A volta às aulas no Estado de São Paulo foi adiada para 7 de outubro, mas o governo vai permitir que escolas em regiões que estão na fase amarela há mais de 28 dias possam reabrir. O modelo vai favorecer instituições particulares, que já se declaram prontas para funcionar, e têm feito pressão para a abertura. O retorno opcional, segundo o governador, deve ser feito em consulta a pais e estudantes e vai depender da decisão também de cada cidade.
A questão vem sendo debatida por pais, educadores e especialistas em saúde. Afinal, é mesmo hora de permitir que as escolas reabram neste momento em que a pandemia ainda é motivo de preocupação? O Estadão convidou dois médicos para opinar sobre a retomada das aulas. Com visões antagônicas, eles justificam suas opiniões com argumentos embasados.
Evaldo Stanislau de Araújo, médico infectologista do Hospital das Clínicas da USP e membro da diretoria da Sociedade Paulista de Infectologia
Sim. Em condições epidemiológicas favoráveis e com protocolos de segurança rigorosos! E não entendo que reabrir escolas possa ter um impacto significativo na evolução da COVID no Brasil. Se o número de casos em uma cidade ou região específica está em queda de maneira sustentada, o que podemos inferir é que há menos circulação viral. Enfatizando que estamos falando de quatro semanas na fase amarela em São Paulo, um período maior de segurança do que os 14 dias habituais.
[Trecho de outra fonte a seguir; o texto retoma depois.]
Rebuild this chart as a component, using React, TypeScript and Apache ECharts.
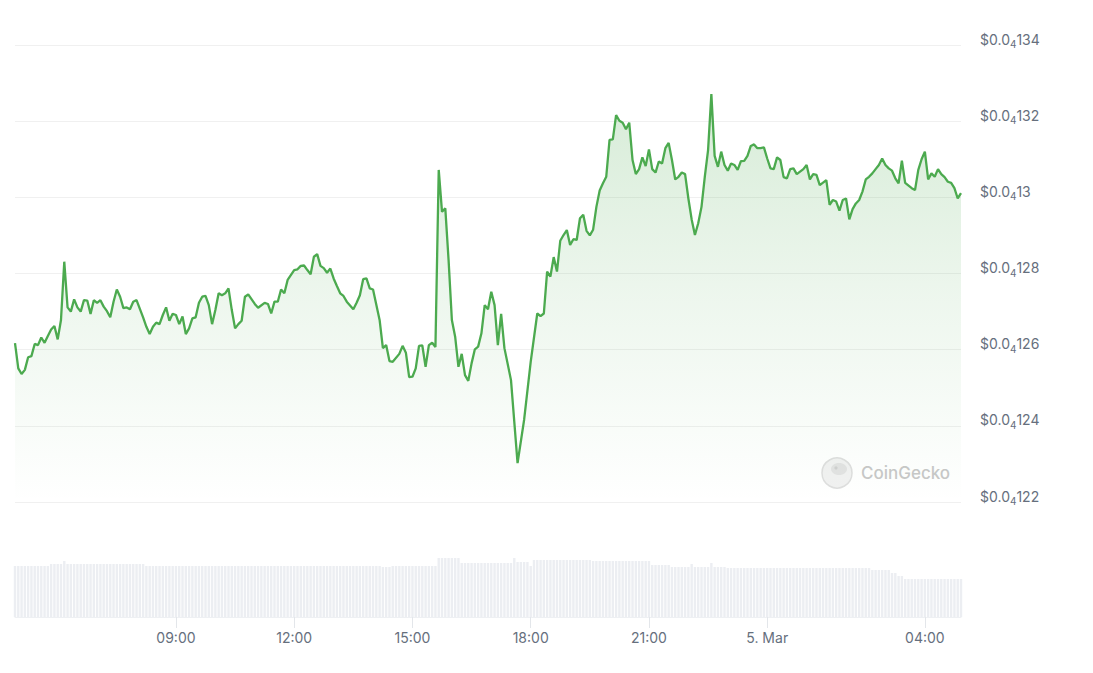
import React, { useEffect, useRef } from "react";
import * as echarts from "echarts";

// Time base: samples every 5 minutes starting 4 Mar, 04:55 (local time)
const START = new Date(2024, 2, 4, 4, 55).getTime();
const STEP_MS = 5 * 60 * 1000;
const LAST_STEP = 288;

// Price values in units of $0.0000001 (so 130 = $0.0000130 = "$0.0₄13")
const priceSteps = [
  0, 1, 2, 3, 4, 5, 6, 7, 8, 9, 10, 11, 12, 13, 14, 15, 16, 17, 18, 19,
  20, 21, 22, 23, 24, 25, 26, 27, 28, 29, 30, 31, 32, 33, 34, 35, 36, 37, 39, 40,
  41, 42, 43, 44, 45, 46, 47, 48, 49, 50, 51, 52, 53, 54, 55, 56, 57, 58, 59, 60,
  61, 62, 63, 64, 65, 66, 67, 68, 69, 70, 71, 73, 74, 76, 77, 78, 79, 80, 81, 82,
  83, 85, 86, 87, 88, 89, 90, 91, 92, 93, 94, 95, 96, 97, 98, 99, 100, 101, 103, 104,
  105, 106, 107, 108, 109, 111, 112, 113, 114, 115, 117, 118, 119, 120, 121, 122, 123, 124, 125, 126,
  127, 128, 129, 130, 131, 132, 133, 134, 135, 136, 137, 138, 139, 140, 141, 142, 143, 144, 145, 146,
  147, 148, 149, 151, 153, 155, 157, 159, 160, 161, 162, 163, 164, 165, 166, 167, 168, 169, 170, 171,
  172, 173, 174, 175, 176, 177, 178, 179, 180, 181, 182, 183, 184, 185, 186, 187, 188, 189, 190, 191,
  192, 193, 194, 195, 196, 197, 198, 199, 200, 201, 202, 203, 204, 205, 206, 207, 208, 209, 210, 211,
  212, 213, 214, 215, 216, 217, 218, 219, 220, 221, 222, 223, 224, 225, 226, 227, 228, 229, 230, 231,
  232, 233, 234, 235, 236, 237, 238, 240, 241, 242, 243, 244, 245, 247, 248, 249, 250, 251, 252, 253,
  254, 255, 256, 257, 258, 259, 260, 261, 262, 263, 264, 265, 266, 267, 268, 269, 270, 271, 273, 274,
  275, 276, 277, 278, 279, 280, 281, 282, 283, 284, 285, 286, 287, 288,
];

const priceValues = [
  126.17, 125.51, 125.36, 125.47, 125.8, 125.83, 126.15, 126.12, 126.32, 126.18, 126.36, 126.53, 126.62, 126.27, 126.78, 128.31, 127.11, 127.0, 127.32, 127.11,
  127.0, 127.3, 127.29, 126.94, 127.3, 127.23, 127.3, 127.13, 127.01, 126.85, 127.26, 127.58, 127.39, 127.09, 127.11, 127.06, 127.26, 127.3, 126.85, 126.6,
  126.41, 126.6, 126.71, 126.67, 126.91, 127.11, 126.76, 126.94, 126.91, 126.67, 126.87, 126.41, 126.56, 126.82, 126.85, 127.23, 127.39, 127.41, 127.17, 126.67,
  127.04, 127.48, 127.43, 127.48, 127.61, 127.04, 126.56, 126.67, 126.76, 127.39, 127.45, 127.2, 127.1, 127.23, 127.2, 126.95, 127.26, 127.26, 127.58, 127.48,
  127.83, 128.09, 128.11, 128.2, 128.21, 128.09, 127.98, 128.44, 128.51, 128.2, 128.14, 128.02, 128.13, 127.87, 127.67, 127.48, 127.41, 127.26, 127.06, 127.23,
  127.43, 127.85, 127.87, 127.61, 127.58, 126.78, 126.04, 126.12, 125.7, 125.68, 125.89, 126.1, 125.92, 125.28, 125.29, 125.51, 126.1, 126.11, 125.55, 126.12,
  126.18, 126.07, 130.72, 129.62, 129.71, 128.35, 126.78, 126.34, 125.55, 125.89, 125.33, 125.18, 125.64, 126.01, 126.08, 126.43, 127.17, 127.06, 127.52, 127.17,
  126.12, 126.94, 126.04, 125.2, 123.02, 124.16, 125.68, 126.95, 126.88, 126.95, 128.05, 127.92, 128.43, 128.05, 128.86, 129.01, 129.14, 128.75, 128.9, 128.88,
  129.45, 129.54, 129.12, 129.0, 129.15, 129.75, 130.18, 130.37, 130.54, 131.51, 131.52, 132.16, 132.01, 131.96, 131.79, 131.96, 130.98, 130.61, 130.74, 131.05,
  130.82, 131.26, 130.74, 130.65, 130.94, 130.89, 131.29, 131.43, 130.98, 130.47, 130.54, 130.65, 130.61, 129.97, 129.42, 129.01, 129.32, 129.75, 130.54, 131.24,
  132.71, 131.09, 130.8, 131.2, 130.85, 130.7, 130.89, 130.85, 130.72, 130.95, 130.96, 131.09, 131.35, 131.39, 131.29, 131.29, 131.31, 131.02, 130.76, 130.74,
  131.05, 130.98, 130.53, 130.5, 130.74, 130.76, 130.61, 130.74, 130.85, 130.47, 130.61, 130.59, 130.32, 130.45, 129.8, 129.93, 129.89, 129.65, 129.93, 129.97,
  129.42, 129.69, 129.84, 129.93, 130.15, 130.47, 130.54, 130.63, 130.74, 130.85, 131.02, 130.85, 130.76, 130.7, 130.5, 130.37, 130.96, 130.38, 130.24, 130.19,
  130.72, 131.0, 131.2, 130.47, 130.63, 130.54, 130.74, 130.61, 130.53, 130.41, 130.38, 130.24, 129.97, 130.11,
];

// Relative trading volume, one bar per 5-minute step (0..288)
const volumeValues = [
  51, 51, 51, 51, 51, 51, 51, 51, 51, 51, 51,
  53, 53, 53, 53, 56, 53, 53, 53, 53, 53,
  53, 53, 53, 53, 53, 53, 53, 53, 53, 53,
  53, 53, 53, 53, 53, 53, 53, 53, 53,
  51, 51, 51, 51, 51, 51, 51, 51, 51, 51, 51, 51,
  51, 51, 51, 51, 51, 51, 51, 51, 51, 51, 51, 51,
  51, 51, 51, 51, 51, 51, 51, 51, 51, 51, 51, 51,
  51, 51, 51, 51, 51, 51, 51, 51, 51, 51, 51, 51,
  51, 51, 51, 51, 51, 51, 51, 51, 51, 51, 51, 51,
  51, 51, 51, 51, 51, 51, 51, 51, 51, 51, 51, 51,
  50, 50, 50,
  51, 51, 51, 51, 51, 51, 51, 51, 51, 51, 51, 51, 51, 51,
  59, 59, 59, 59, 59, 59, 59,
  54, 54, 54, 54, 54, 54, 54, 54, 54, 54, 54, 54, 54, 54, 54,
  54, 59, 55,
  55, 55, 55,
  51,
  57, 57, 57, 57, 57, 57, 57, 57, 57, 57, 57, 57, 57, 57, 57, 57, 57, 57,
  56, 56, 56, 56, 56, 56, 56, 56, 56, 56, 56, 56, 56, 56, 56, 56, 56, 56,
  52, 52, 52, 52, 52, 52,
  50, 50, 50, 50, 50, 50, 53, 50, 50, 50, 50, 50, 54, 50, 50, 50, 50,
  49, 49, 49, 49, 49, 49, 49, 49, 49, 49, 49,
  49, 49, 49, 49, 49, 49, 49, 49, 49, 49, 49,
  49, 49, 49, 49, 49, 49, 49, 49, 49, 49, 49,
  49, 49, 49, 49, 49, 49, 49, 49, 49, 49, 49,
  47, 47, 47, 47, 47, 47,
  44, 44,
  41, 41,
  38, 38, 38, 38, 38, 38, 38, 38, 38, 38, 38, 38, 38, 38, 38, 38, 38, 38,
];

// Price axis
const priceMin = 122;
const priceMax = 134;
const priceInterval = 2;

// X-axis tick positions: [day of March, hour]
const xTicks = [
  [4, 9],
  [4, 12],
  [4, 15],
  [4, 18],
  [4, 21],
  [5, 0],
  [5, 4],
];

const MONTHS = ["Jan", "Feb", "Mar", "Apr", "May", "Jun", "Jul", "Aug", "Sep", "Oct", "Nov", "Dec"];

const LABEL_COLOR = "#666f7d";
const LINE_COLOR = "#4caa4f";
const FONT = "Inter, 'Noto Sans', sans-serif";

function pad2(n: number) {
  return n < 10 ? "0" + n : String(n);
}

export default function App() {
  const ref = useRef<HTMLDivElement>(null);

  useEffect(() => {
    if (!ref.current) return;
    const chart = echarts.init(ref.current, null, { renderer: "svg" });

    const tMin = START;
    const tMax = START + LAST_STEP * STEP_MS;
    const tickTimes = xTicks.map(([d, h]) => new Date(2024, 2, d, h, 0).getTime());

    const lineData = priceSteps.map((k, i) => [START + k * STEP_MS, priceValues[i]]);
    const volData = volumeValues.map((v, k) => [START + k * STEP_MS, v]);

    chart.setOption({
      animation: false,
      backgroundColor: "#ffffff",
      grid: [
        { left: 15, right: 132, top: 45, height: 457 },
        { left: 15, right: 132, top: 517, height: 100 },
      ],
      xAxis: [
        {
          type: "value",
          gridIndex: 0,
          min: tMin,
          max: tMax,
          show: false,
          splitLine: { show: false },
        },
        {
          type: "value",
          gridIndex: 1,
          min: tMin,
          max: tMax,
          axisLine: { show: true, lineStyle: { color: "#eef0f3", width: 1 } },
          axisTick: {
            show: true,
            customValues: tickTimes,
            length: 11,
            lineStyle: { color: "#e3e6ea", width: 1 },
          },
          splitLine: { show: false },
          axisLabel: {
            customValues: tickTimes,
            margin: 13,
            color: LABEL_COLOR,
            fontSize: 14,
            fontFamily: FONT,
            formatter: (val: number) => {
              const d = new Date(val);
              if (d.getHours() === 0 && d.getMinutes() === 0) {
                return d.getDate() + ". " + MONTHS[d.getMonth()];
              }
              return pad2(d.getHours()) + ":" + pad2(d.getMinutes());
            },
          },
        },
      ],
      yAxis: [
        {
          type: "value",
          gridIndex: 0,
          position: "right",
          min: priceMin,
          max: priceMax,
          interval: priceInterval,
          axisLine: { show: false },
          axisTick: { show: false },
          splitLine: { show: true, lineStyle: { color: "#f0f0f0", width: 1 } },
          axisLabel: {
            margin: 19,
            padding: [0, 0, 12, 0],
            formatter: (v: number) => {
              const digits = String(Math.round(v)).replace(/0+$/, "");
              return "{m|$0.0}{s|4}{m|" + digits + "}";
            },
            rich: {
              m: {
                fontSize: 14,
                lineHeight: 14,
                verticalAlign: "top",
                color: LABEL_COLOR,
                fontFamily: FONT,
              },
              s: {
                fontSize: 10,
                lineHeight: 10,
                verticalAlign: "top",
                padding: [7, 0, 0, 0],
                color: LABEL_COLOR,
                fontFamily: FONT,
              },
            },
          },
        },
        {
          type: "value",
          gridIndex: 1,
          min: 0,
          max: 100,
          show: false,
          splitLine: { show: false },
        },
      ],
      graphic: [
        {
          type: "circle",
          shape: { cx: 837, cy: 473, r: 15 },
          style: { fill: "#f1f1f1", stroke: "#dedede", lineWidth: 1.5 },
          z: 1,
        },
        {
          type: "ellipse",
          shape: { cx: 839, cy: 469, rx: 8, ry: 6 },
          style: { fill: "#e2e2e2" },
          z: 1,
        },
        {
          type: "circle",
          shape: { cx: 836, cy: 468, r: 1.6 },
          style: { fill: "#cfcfcf" },
          z: 1,
        },
        {
          type: "text",
          x: 861,
          y: 473,
          style: {
            text: "CoinGecko",
            fill: "#c8c8c8",
            fontSize: 17,
            fontWeight: 500,
            fontFamily: FONT,
            verticalAlign: "middle",
          },
          z: 1,
        },
      ],
      series: [
        {
          type: "bar",
          xAxisIndex: 1,
          yAxisIndex: 1,
          data: volData,
          barWidth: 2.4,
          itemStyle: { color: "#eceef2" },
          silent: true,
        },
        {
          type: "line",
          xAxisIndex: 0,
          yAxisIndex: 0,
          data: lineData,
          symbol: "none",
          smooth: false,
          lineStyle: { color: LINE_COLOR, width: 2.3 },
          areaStyle: {
            color: new echarts.graphic.LinearGradient(0, 0, 0, 1, [
              { offset: 0, color: "rgba(76,170,79,0.32)" },
              { offset: 0.5, color: "rgba(76,170,79,0.14)" },
              { offset: 1, color: "rgba(76,170,79,0.0)" },
            ]),
          },
          z: 3,
        },
      ],
    });

    return () => {
      chart.dispose();
    };
  }, []);

  return (
    <div
      ref={ref}
      style={{
        position: "absolute",
        left: 0,
        top: 0,
        width: 1093,
        height: 673,
        background: "#ffffff",
      }}
    />
  );
}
Como no Brasil, não fizemos lockdown, mas também não ficou todo mundo na rua, criamos um inédito limbo. Parece claro que a exposição continuada ao vírus ocorreu. Então, agora, ou a circulação viral diminuiu de fato ou algum grau de imunidade se desenvolveu. Ou ambos. Mas é essencial destacar que se de fato chegamos a uma possível imunidade de rebanho isso foi pagando um preço inaceitável do ponto de vista ético e moral: são quase 100 mil brasileiros mortos. E outros tantos infectados. E entendo que, já que perdemos o momento de fazer o lockdown, estando lojas, bares e shoppings abertos, devemos considerar abrir as escolas também. Não podemos ser insensíveis à necessidade da educação e do papel social que a escola cumpre. Com controle e protocolos rigorosos, factíveis e efetivos.
Não será uma volta para como a escola era antes. É preciso ver quais as atividades pedagógicas presenciais são essenciais e quais podem ser feitas remotamente. Deve haver distanciamento das crianças, salas mais vazias, janelas abertas. E é crítico que todas as crianças, professores e funcionários estejam usando corretamente as máscaras. Infelizmente não há risco zero de contágio. Mas podemos minimizá-los ao extremo ao adotar protocolos rigorosos e estratégias já em prática em outros países. Com o conhecimento que temos hoje de como o vírus se transmite e adotando medidas de segurança, acho possível voltar às aulas, sobretudo para as crianças mais velhas e adolescentes, e entendo que a educação e o papel social da escola sejam essenciais.
Gonzalo Vecina Neto, médico sanitarista
Não. Eu como médico acho injustificável enfrentarmos mais mortes. Reconheço a importância da educação e da presença de nossas crianças e jovens na escola como medida também de socialização. Mas não acho justificável neste momento da pandemia o retorno às aulas e me refiro ao Brasil.
Não vejo por que fazê-lo nem com as medidas que promovam a divisão dos alunos em grupos menores. Estamos na maior parte do Brasil em um platô elevado de casos e de mortes. Pelas pesquisas de soroprevalência temos não mais do que 10% da população afetada pela doença.
Os alunos serão eficientes carreadores de vírus entre suas casas, famílias e as escolas e poderemos ter um grande número de casos e de mortes. A epidemia se alimenta de encontros e será isto que a volta às aulas propiciará! Noto sobretudo o sucesso que foi a suspensão das aulas - os pronto socorros estão vazios - as doenças típicas do inverno não estão ocorrendo graças a esse afastamento.
Não acho aceitável o número de mortes que já temos e que poderia ser muito menor, não aceito mais mortes para não perder um ano já perdido!